DATA PROVIDED:
********************

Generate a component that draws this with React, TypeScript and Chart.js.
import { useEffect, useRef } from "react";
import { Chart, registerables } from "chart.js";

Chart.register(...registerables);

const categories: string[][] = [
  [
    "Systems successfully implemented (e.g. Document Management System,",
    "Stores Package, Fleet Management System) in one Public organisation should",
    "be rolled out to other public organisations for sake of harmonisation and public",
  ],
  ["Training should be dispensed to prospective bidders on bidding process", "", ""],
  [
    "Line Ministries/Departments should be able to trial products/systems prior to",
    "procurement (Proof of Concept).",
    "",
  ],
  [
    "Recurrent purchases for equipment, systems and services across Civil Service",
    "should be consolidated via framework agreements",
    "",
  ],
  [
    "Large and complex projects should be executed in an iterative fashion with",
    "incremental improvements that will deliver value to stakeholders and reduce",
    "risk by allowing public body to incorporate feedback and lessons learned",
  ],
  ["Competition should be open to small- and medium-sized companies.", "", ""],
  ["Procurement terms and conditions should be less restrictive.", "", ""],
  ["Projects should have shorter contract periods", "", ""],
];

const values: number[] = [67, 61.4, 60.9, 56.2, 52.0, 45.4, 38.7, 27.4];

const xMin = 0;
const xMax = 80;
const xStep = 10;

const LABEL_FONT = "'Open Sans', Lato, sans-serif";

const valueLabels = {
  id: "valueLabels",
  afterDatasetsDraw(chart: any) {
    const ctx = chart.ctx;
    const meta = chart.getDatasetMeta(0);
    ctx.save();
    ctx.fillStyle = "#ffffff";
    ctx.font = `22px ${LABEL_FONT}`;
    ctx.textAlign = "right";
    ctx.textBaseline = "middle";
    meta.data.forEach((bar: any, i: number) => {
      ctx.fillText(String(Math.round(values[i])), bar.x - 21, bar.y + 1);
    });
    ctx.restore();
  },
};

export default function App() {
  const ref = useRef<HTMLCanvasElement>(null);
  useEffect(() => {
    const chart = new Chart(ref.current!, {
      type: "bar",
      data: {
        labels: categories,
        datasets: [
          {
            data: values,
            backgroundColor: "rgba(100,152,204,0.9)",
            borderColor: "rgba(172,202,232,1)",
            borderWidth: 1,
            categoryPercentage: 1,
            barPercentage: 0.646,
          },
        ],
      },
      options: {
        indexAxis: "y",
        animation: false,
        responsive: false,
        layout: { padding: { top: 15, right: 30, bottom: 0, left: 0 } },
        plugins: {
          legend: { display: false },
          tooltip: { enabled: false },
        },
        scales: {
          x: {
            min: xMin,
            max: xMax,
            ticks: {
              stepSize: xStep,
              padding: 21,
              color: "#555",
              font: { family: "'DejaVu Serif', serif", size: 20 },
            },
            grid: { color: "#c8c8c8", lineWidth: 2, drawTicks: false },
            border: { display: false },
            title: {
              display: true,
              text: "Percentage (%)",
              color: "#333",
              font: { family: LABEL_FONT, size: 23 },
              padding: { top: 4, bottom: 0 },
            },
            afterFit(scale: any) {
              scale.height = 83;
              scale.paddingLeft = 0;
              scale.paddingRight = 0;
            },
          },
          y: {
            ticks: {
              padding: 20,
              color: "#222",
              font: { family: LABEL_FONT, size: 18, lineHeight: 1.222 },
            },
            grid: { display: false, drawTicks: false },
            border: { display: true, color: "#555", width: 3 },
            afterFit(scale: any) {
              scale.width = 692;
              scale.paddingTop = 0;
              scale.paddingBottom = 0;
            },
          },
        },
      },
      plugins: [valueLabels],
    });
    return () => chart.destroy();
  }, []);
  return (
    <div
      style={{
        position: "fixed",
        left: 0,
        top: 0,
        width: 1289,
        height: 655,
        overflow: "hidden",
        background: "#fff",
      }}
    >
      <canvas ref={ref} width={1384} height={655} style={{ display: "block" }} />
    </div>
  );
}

********************

OBJECTIVE: Quote exactly the first line of the data and every line after it through the one holding "Chart.register(...registerables);".

TASK ANSWER:
Generate a component that draws this with React, TypeScript and Chart.js.
import { useEffect, useRef } from "react";
import { Chart, registerables } from "chart.js";

Chart.register(...registerables);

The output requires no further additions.